> **Challenge**
Write again exactly the lines in the listing below, starting at the line with "Write a component" and ending at the line with "L876,485 Q882,485 882,491", both included. Pictures are not copied.

> **Input data**
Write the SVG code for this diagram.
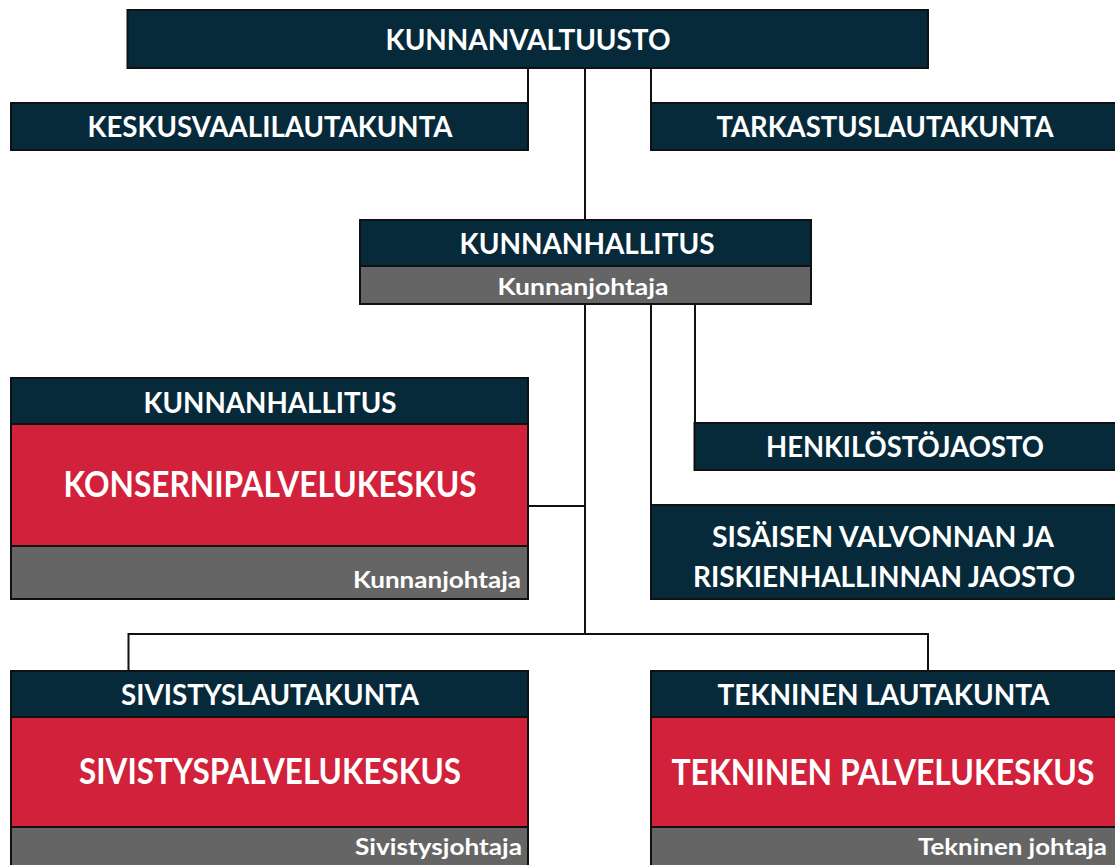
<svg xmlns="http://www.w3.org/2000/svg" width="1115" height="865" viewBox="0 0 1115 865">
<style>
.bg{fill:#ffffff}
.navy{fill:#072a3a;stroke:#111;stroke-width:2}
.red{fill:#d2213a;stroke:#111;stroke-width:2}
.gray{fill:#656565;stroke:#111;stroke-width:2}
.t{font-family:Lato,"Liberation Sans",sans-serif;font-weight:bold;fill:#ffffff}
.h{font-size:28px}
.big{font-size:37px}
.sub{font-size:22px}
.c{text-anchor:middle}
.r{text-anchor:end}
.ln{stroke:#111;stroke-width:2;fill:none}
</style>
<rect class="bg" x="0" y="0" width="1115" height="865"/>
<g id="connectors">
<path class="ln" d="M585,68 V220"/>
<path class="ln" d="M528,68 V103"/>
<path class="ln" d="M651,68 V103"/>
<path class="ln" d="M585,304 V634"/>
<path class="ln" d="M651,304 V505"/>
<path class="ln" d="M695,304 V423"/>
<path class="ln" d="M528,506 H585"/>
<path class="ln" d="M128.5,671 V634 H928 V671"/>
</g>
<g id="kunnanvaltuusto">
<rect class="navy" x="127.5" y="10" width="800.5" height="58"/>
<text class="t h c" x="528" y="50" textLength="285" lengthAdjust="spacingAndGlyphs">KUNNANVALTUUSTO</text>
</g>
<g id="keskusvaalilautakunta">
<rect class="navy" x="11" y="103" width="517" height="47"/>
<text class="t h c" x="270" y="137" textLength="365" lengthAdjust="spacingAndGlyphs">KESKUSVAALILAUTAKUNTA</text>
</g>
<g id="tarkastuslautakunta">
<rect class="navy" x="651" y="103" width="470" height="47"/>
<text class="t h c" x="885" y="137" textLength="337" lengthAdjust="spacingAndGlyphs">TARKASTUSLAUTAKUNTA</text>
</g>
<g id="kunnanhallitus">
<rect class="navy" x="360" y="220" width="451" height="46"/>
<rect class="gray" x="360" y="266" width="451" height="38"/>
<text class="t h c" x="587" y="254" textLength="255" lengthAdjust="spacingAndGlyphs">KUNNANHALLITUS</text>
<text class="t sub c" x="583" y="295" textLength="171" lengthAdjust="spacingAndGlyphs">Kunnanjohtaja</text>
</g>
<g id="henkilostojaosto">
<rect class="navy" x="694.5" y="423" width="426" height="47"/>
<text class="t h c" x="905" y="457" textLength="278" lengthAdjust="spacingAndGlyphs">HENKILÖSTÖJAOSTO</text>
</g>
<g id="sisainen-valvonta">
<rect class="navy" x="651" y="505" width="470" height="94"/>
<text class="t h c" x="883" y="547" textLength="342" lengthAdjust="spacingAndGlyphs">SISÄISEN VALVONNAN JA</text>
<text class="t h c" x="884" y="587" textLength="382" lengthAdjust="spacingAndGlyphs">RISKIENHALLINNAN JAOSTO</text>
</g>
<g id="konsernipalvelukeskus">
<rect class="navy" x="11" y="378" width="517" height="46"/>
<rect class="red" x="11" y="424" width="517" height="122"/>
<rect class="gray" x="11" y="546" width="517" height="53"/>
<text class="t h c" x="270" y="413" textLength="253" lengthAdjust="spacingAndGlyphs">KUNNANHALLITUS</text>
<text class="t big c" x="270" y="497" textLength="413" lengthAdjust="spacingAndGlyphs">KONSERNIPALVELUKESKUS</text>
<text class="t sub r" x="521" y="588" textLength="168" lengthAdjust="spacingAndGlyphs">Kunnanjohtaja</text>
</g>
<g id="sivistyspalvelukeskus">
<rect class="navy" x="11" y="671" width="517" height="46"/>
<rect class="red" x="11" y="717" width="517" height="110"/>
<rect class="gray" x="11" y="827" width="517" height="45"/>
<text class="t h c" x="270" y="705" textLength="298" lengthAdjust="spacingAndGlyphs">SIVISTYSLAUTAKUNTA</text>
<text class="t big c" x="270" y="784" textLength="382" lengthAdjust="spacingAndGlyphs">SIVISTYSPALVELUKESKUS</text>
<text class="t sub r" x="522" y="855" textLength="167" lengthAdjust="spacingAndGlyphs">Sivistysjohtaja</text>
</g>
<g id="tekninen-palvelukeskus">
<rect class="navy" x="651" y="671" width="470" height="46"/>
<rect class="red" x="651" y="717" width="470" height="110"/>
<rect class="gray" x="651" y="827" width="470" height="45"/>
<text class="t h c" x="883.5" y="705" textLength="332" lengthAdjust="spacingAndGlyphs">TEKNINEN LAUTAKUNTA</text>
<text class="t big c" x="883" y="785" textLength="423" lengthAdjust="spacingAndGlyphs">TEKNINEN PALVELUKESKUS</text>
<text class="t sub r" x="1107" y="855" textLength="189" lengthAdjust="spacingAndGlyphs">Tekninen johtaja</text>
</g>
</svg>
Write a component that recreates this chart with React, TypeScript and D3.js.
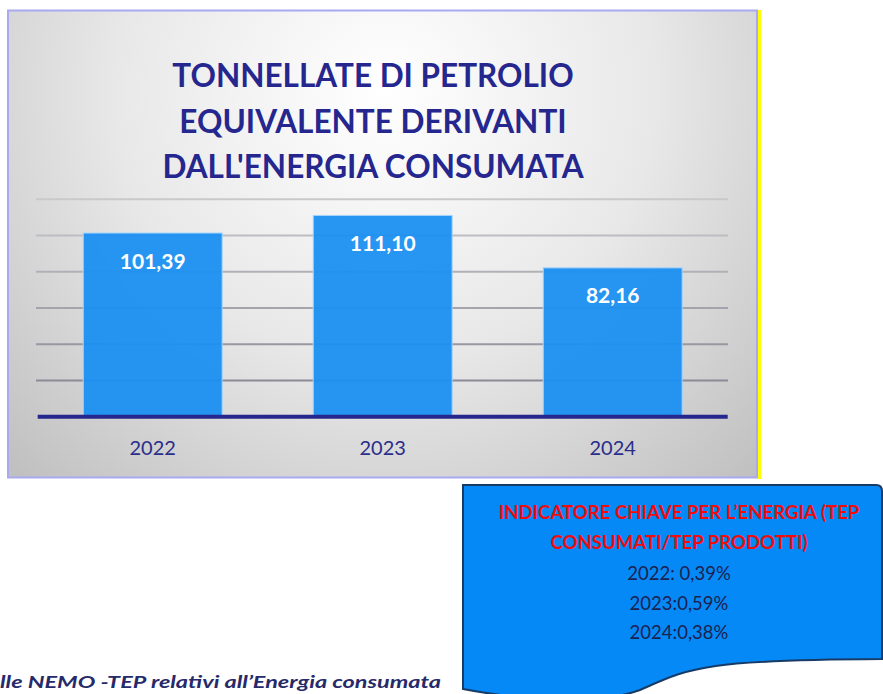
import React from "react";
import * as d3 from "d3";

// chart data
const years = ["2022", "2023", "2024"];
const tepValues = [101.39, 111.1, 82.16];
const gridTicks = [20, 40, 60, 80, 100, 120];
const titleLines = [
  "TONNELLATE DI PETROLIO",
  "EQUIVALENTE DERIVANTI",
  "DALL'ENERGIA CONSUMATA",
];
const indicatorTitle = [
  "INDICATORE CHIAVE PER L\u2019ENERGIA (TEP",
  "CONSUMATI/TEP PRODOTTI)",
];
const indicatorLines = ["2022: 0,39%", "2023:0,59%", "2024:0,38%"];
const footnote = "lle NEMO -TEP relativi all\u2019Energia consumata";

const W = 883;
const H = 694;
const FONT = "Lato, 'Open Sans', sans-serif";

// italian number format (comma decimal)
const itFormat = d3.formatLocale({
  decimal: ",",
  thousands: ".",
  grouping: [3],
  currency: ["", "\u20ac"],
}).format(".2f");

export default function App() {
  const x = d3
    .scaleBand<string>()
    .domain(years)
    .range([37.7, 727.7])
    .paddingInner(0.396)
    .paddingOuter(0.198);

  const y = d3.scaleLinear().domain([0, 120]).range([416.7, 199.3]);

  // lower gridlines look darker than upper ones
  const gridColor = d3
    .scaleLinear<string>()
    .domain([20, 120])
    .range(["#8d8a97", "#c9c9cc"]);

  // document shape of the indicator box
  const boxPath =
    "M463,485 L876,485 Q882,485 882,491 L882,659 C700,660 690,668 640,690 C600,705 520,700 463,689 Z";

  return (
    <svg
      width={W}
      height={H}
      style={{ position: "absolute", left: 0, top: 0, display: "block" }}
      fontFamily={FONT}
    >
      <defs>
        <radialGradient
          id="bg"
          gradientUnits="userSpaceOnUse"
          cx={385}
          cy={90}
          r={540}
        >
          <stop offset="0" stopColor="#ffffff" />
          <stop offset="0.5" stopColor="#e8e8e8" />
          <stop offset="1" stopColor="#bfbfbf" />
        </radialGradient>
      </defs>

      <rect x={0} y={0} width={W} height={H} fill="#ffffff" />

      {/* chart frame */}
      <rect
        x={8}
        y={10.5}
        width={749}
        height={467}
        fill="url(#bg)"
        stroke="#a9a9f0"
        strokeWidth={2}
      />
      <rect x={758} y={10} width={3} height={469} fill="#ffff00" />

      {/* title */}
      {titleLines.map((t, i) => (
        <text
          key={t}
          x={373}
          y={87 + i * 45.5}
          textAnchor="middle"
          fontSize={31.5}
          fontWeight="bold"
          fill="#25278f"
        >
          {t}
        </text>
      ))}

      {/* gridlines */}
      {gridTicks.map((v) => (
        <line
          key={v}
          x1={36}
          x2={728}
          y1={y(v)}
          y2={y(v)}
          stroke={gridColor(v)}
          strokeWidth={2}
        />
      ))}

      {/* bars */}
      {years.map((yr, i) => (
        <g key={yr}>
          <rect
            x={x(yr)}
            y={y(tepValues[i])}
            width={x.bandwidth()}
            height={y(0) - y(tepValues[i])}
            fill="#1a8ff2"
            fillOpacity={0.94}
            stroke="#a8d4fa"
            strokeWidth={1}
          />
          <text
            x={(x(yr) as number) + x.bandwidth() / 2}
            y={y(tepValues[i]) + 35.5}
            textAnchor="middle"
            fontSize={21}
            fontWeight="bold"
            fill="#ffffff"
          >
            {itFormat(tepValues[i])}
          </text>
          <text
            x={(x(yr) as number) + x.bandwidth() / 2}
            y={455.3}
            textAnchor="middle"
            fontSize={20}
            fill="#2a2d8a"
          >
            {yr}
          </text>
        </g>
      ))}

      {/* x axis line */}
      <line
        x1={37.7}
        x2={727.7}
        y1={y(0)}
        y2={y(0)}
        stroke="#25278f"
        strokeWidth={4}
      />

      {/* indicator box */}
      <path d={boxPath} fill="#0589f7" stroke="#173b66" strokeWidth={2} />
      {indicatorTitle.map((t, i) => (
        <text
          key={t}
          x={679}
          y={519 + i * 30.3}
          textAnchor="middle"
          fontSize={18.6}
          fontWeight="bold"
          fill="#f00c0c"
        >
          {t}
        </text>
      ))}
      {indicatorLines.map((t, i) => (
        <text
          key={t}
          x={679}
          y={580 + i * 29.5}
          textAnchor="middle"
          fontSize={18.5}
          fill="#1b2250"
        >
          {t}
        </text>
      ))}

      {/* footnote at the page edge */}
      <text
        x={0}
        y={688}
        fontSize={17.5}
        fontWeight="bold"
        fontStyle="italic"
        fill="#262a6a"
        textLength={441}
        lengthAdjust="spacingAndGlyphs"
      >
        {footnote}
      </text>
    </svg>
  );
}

> **Output of the task**
Write a component that recreates this chart with React, TypeScript and D3.js.
import React from "react";
import * as d3 from "d3";

// chart data
const years = ["2022", "2023", "2024"];
const tepValues = [101.39, 111.1, 82.16];
const gridTicks = [20, 40, 60, 80, 100, 120];
const titleLines = [
  "TONNELLATE DI PETROLIO",
  "EQUIVALENTE DERIVANTI",
  "DALL'ENERGIA CONSUMATA",
];
const indicatorTitle = [
  "INDICATORE CHIAVE PER L\u2019ENERGIA (TEP",
  "CONSUMATI/TEP PRODOTTI)",
];
const indicatorLines = ["2022: 0,39%", "2023:0,59%", "2024:0,38%"];
const footnote = "lle NEMO -TEP relativi all\u2019Energia consumata";

const W = 883;
const H = 694;
const FONT = "Lato, 'Open Sans', sans-serif";

// italian number format (comma decimal)
const itFormat = d3.formatLocale({
  decimal: ",",
  thousands: ".",
  grouping: [3],
  currency: ["", "\u20ac"],
}).format(".2f");

export default function App() {
  const x = d3
    .scaleBand<string>()
    .domain(years)
    .range([37.7, 727.7])
    .paddingInner(0.396)
    .paddingOuter(0.198);

  const y = d3.scaleLinear().domain([0, 120]).range([416.7, 199.3]);

  // lower gridlines look darker than upper ones
  const gridColor = d3
    .scaleLinear<string>()
    .domain([20, 120])
    .range(["#8d8a97", "#c9c9cc"]);

  // document shape of the indicator box
  const boxPath =
    "M463,485 L876,485 Q882,485 882,491 L882,659 C700,660 690,668 640,690 C600,705 520,700 463,689 Z";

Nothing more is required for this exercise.